> [GIVEN REQUEST] Retype only what runs from the first line of the listing to the line holding "(profy) at (78,1245)", both included. Do not retype the pictures.

···

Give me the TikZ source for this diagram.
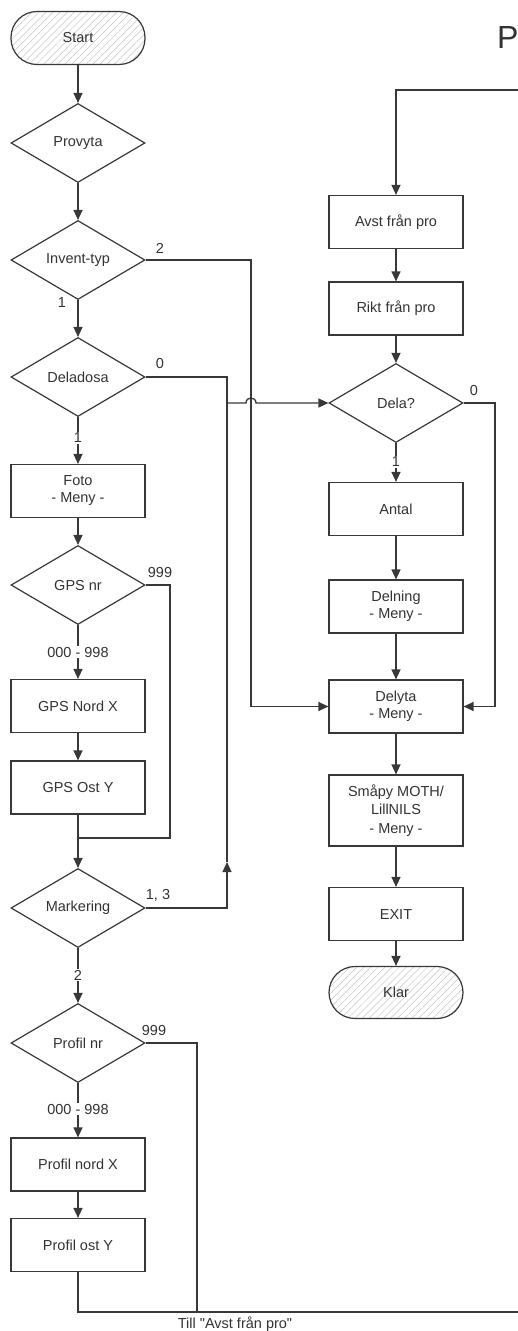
\documentclass[tikz,border=0pt]{standalone}
\usepackage{fontspec}
\newfontfamily\plainf{Liberation Sans}
\usetikzlibrary{shapes.geometric,arrows.meta,patterns.meta}
\begin{document}
\begin{tikzpicture}[x=1pt,y=-1pt,
  every node/.style={font=\plainf\fontsize{14.5}{17}\selectfont, text=black!80},
  ln/.style={draw=black!78, line width=1.3pt},
  arr/.style={ln, -{Triangle[length=10pt,width=9pt]}},
  box/.style={draw=black!78, line width=1.2pt, rectangle, minimum width=134pt, minimum height=53pt, align=center, inner sep=0pt},
  dec/.style={draw=black!78, line width=1.2pt, diamond, minimum width=134pt, minimum height=79pt, inner sep=0pt, aspect=1.7},
  term/.style={draw=black!78, line width=1.2pt, rectangle, rounded corners=26pt, minimum width=134pt, minimum height=53pt, pattern={Lines[angle=45,distance=5pt,line width=0.5pt]}, pattern color=gray!45},
  lbl/.style={inner sep=1pt},
  onl/.style={fill=white, inner sep=1pt}]
\useasboundingbox (0,0) rectangle (518,1331);
\fill[white] (0,0) rectangle (518,1331);

% title
\node[anchor=base west, inner sep=0pt, font=\plainf\fontsize{32}{36}\selectfont] (title) at (497,48) {P};

% left column
\node[term] (start) at (78,38) {Start};
\node[dec] (provyta) at (78,143) {Provyta};
\node[dec] (invent) at (78,260) {Invent-typ};
\node[dec] (deladosa) at (78,377) {Deladosa};
\node[box] (foto) at (78,491) {Foto\\- Meny -};
\node[dec] (gpsnr) at (78,585) {GPS nr};
\node[box] (gpsx) at (78,706) {GPS Nord X};
\node[box] (gpsy) at (78,787.5) {GPS Ost Y};
\node[dec] (mark) at (78,908) {Markering};
\node[dec] (profnr) at (78,1043) {Profil nr};
\node[box] (profx) at (78,1164.5) {Profil nord X};
\node[box] (profy) at (78,1245) {Profil ost Y};

% right column
\node[box] (avst) at (396,222) {Avst från pro};
\node[box] (rikt) at (396,308.5) {Rikt från pro};
\node[dec] (dela) at (396,403) {Dela?};
\node[box] (antal) at (396,509) {Antal};
\node[box] (delning) at (396,606.5) {Delning\\- Meny -};
\node[box] (delyta) at (396,706.5) {Delyta\\- Meny -};
\node[box, minimum height=71pt, font=\plainf\fontsize{14.5}{18.5}\selectfont] (smapy) at (396,810.5) {Småpy MOTH/\\LillNILS\\- Meny -};
\node[box] (exit) at (396,914) {EXIT};
\node[term, minimum height=52pt] (klar) at (396,992.5) {Klar};

% left column connectors
\draw[arr] (start) -- (provyta);
\draw[arr] (provyta) -- (invent);
\draw[arr] (invent) -- (deladosa);
\node[lbl] (l1) at (62,303) {1};

\coordinate (i1) at (251,260);
\coordinate (i2) at (251,706.5);
\draw[arr] (invent.east) -- (i1) -- (i2) -- (delyta.west);
\node[lbl] (l2) at (160,248) {2};

\coordinate (d1) at (227,377);
\coordinate (d2) at (227,403);
\coordinate (j1) at (246,403);
\coordinate (j2) at (256,403);
\draw[ln] (deladosa.east) -- (d1) -- (d2);
\draw[arr] (d2) -- (j1) .. controls (246,396.3) and (256,396.3) .. (j2) -- (dela.west);
\node[lbl] (l0) at (160,364) {0};

\draw[arr] (deladosa) -- (foto);
\node[onl] (l1b) at (78,438) {1};
\draw[arr] (foto) -- (gpsnr);
\draw[arr] (gpsnr) -- (gpsx);
\node[onl] (lr1) at (78,652) {000 - 998};
\coordinate (g1) at (170,585);
\coordinate (g2) at (170,838);
\coordinate (g3) at (78,838);
\draw[ln] (gpsnr.east) -- (g1) -- (g2) -- (g3);
\node[lbl] (l999a) at (160,572) {999};
\draw[arr] (gpsx) -- (gpsy);
\draw[arr] (gpsy) -- (mark);

\coordinate (m1) at (227,908);
\coordinate (m2) at (227,862);
\draw[arr] (mark.east) -- (m1) -- (m2);
\draw[ln] (m2) -- (d2);
\node[lbl] (l13) at (158,895) {1, 3};

\draw[arr] (mark) -- (profnr);
\node[onl] (l2b) at (78,975) {2};
\draw[arr] (profnr) -- (profx);
\node[onl] (lr2) at (78,1109) {000 - 998};
\draw[arr] (profx) -- (profy);
\coordinate (p1) at (197,1043);
\coordinate (p2) at (197,1312);
\coordinate (p3) at (522,1312);
\coordinate (p4) at (78,1312);
\draw[ln] (profnr.east) -- (p1) -- (p2) -- (p3);
\draw[ln] (profy) -- (p4) -- (p2);
\node[lbl] (l999b) at (154,1030) {999};
\node[lbl] (till) at (235,1324) {Till "Avst från pro"};

% right column connectors
\coordinate (t1) at (522,90);
\coordinate (t2) at (396,90);
\draw[arr] (t1) -- (t2) -- (avst);
\draw[arr] (avst) -- (rikt);
\draw[arr] (rikt) -- (dela);
\draw[arr] (dela) -- (antal);
\node[onl] (l1c) at (396,462) {1};
\coordinate (e1) at (495,403);
\coordinate (e2) at (495,706.5);
\draw[arr] (dela.east) -- (e1) -- (e2) -- (delyta.east);
\node[lbl] (l0b) at (474,391) {0};
\draw[arr] (antal) -- (delning);
\draw[arr] (delning) -- (delyta);
\draw[arr] (delyta) -- (smapy);
\draw[arr] (smapy) -- (exit);
\draw[arr] (exit) -- (klar);
\end{tikzpicture}
\end{document}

···

> [CORRECT RESULT]
Give me the TikZ source for this diagram.
\documentclass[tikz,border=0pt]{standalone}
\usepackage{fontspec}
\newfontfamily\plainf{Liberation Sans}
\usetikzlibrary{shapes.geometric,arrows.meta,patterns.meta}
\begin{document}
\begin{tikzpicture}[x=1pt,y=-1pt,
  every node/.style={font=\plainf\fontsize{14.5}{17}\selectfont, text=black!80},
  ln/.style={draw=black!78, line width=1.3pt},
  arr/.style={ln, -{Triangle[length=10pt,width=9pt]}},
  box/.style={draw=black!78, line width=1.2pt, rectangle, minimum width=134pt, minimum height=53pt, align=center, inner sep=0pt},
  dec/.style={draw=black!78, line width=1.2pt, diamond, minimum width=134pt, minimum height=79pt, inner sep=0pt, aspect=1.7},
  term/.style={draw=black!78, line width=1.2pt, rectangle, rounded corners=26pt, minimum width=134pt, minimum height=53pt, pattern={Lines[angle=45,distance=5pt,line width=0.5pt]}, pattern color=gray!45},
  lbl/.style={inner sep=1pt},
  onl/.style={fill=white, inner sep=1pt}]
\useasboundingbox (0,0) rectangle (518,1331);
\fill[white] (0,0) rectangle (518,1331);

% title
\node[anchor=base west, inner sep=0pt, font=\plainf\fontsize{32}{36}\selectfont] (title) at (497,48) {P};

% left column
\node[term] (start) at (78,38) {Start};
\node[dec] (provyta) at (78,143) {Provyta};
\node[dec] (invent) at (78,260) {Invent-typ};
\node[dec] (deladosa) at (78,377) {Deladosa};
\node[box] (foto) at (78,491) {Foto\\- Meny -};
\node[dec] (gpsnr) at (78,585) {GPS nr};
\node[box] (gpsx) at (78,706) {GPS Nord X};
\node[box] (gpsy) at (78,787.5) {GPS Ost Y};
\node[dec] (mark) at (78,908) {Markering};
\node[dec] (profnr) at (78,1043) {Profil nr};
\node[box] (profx) at (78,1164.5) {Profil nord X};
\node[box] (profy) at (78,1245) {Profil ost Y};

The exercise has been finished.